In La Venta, a dry, raised “island” in the coastal swamp, Stirling’s team discovered four more colossal heads. Like the first, they had no necks or bodies and wore helmets that vaguely resembled athletic gear. All were at least six feet tall and fifteen feet round and made from single blocks of volcanic basalt. How, Stirling wondered, had their makers transported these ten-ton blocks from the mountains and across the swamp? Whoever these people were, he eventually concluded, they could not be Maya; their ways of life seemed too different. Instead they must have belonged to another culture altogether. La Venta was filled with mounds and terraces, which told Stirling that many people had lived there. The city, he wrote in 1940, “may well be the basic civilization out of which developed such high art centers as those of the Maya, Zapotecs, Toltecs, and Totonacs.” He called its “mysterious people” the Olmec.
Stirling’s account set the template for decades to follow. Ever since his day, the Olmec have been known by two Homeric epithets: they were “mysterious,” and they were the “mother culture” of Mesoamerica. (Tourists are told by Frommer’s 2005 Mexico guide, for example, to visit the ruins of the “enigmatic people” who created the “mother culture of Mesoamerica.”) But in recent years many archaeologists have come to believe that neither description is correct.
Curious villagers surround the great Olmec head excavated in 1939 by archaeologist Matthew Stirling in the Mexican state of Veracruz.
The Olmec’s purported mysteriousness is related to their emergence. To Stirling and many of his successors, the Olmec seemed to have no peers or ancestors; they appeared fully formed, apparently from nowhere, like Athena springing from the brow of Zeus. First there was a jungle with a few indistinguishable villages; then, suddenly, a sophisticated empire with monumental architecture, carved stelae, earthwork pyramids, hieroglyphic writing, ball courts, and fine artworks—all of it conjured into existence with the suddenness of amagician’s trick. The Olmec, wrote Smithsonian archaeologist Betty Meggers, were a “quantum change.” Their status as precursors led archaeologists to believe that the subsequent emergence of other complex societies was due to their example—or their conquest. Even the mighty Maya did little more than continue down the path set by the Olmec. “There is now little doubt,” Yale archaeologist Michael Coe wrote in 1994, “that all later civilizations in Mesoamerica, whether Mexican or Maya, ultimately rest on an Olmec base.”

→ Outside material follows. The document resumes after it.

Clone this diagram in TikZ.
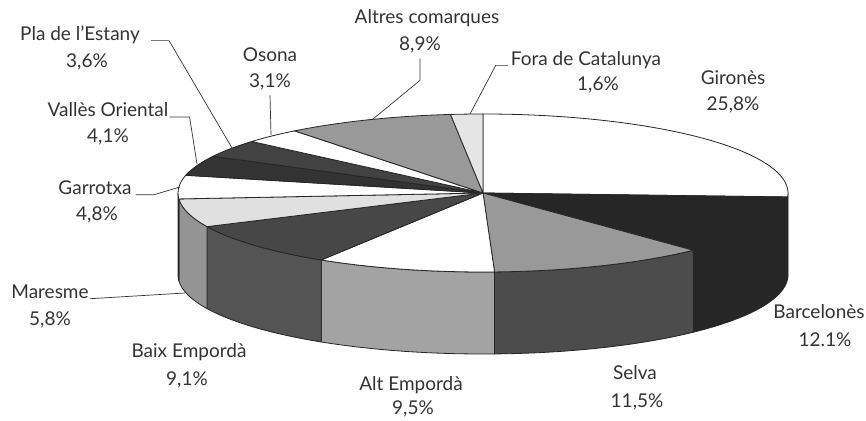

Strictly speaking, Coe was mistaken. By the time he wrote, many of his colleagues strongly doubted that the Olmec either emerged alone or were the mother culture. They did emerge abruptly, these researchers say, but they were only the first of the half-dozen complex societies—“sister cultures”—that sprang up in southern Mexico after the development of maize agriculture. Focusing on the Olmec’s chronological primacy, they believe, obscures the more important fact that Mesoamerica was the home of a remarkable multisociety ferment of social, aesthetic, and technical innovation.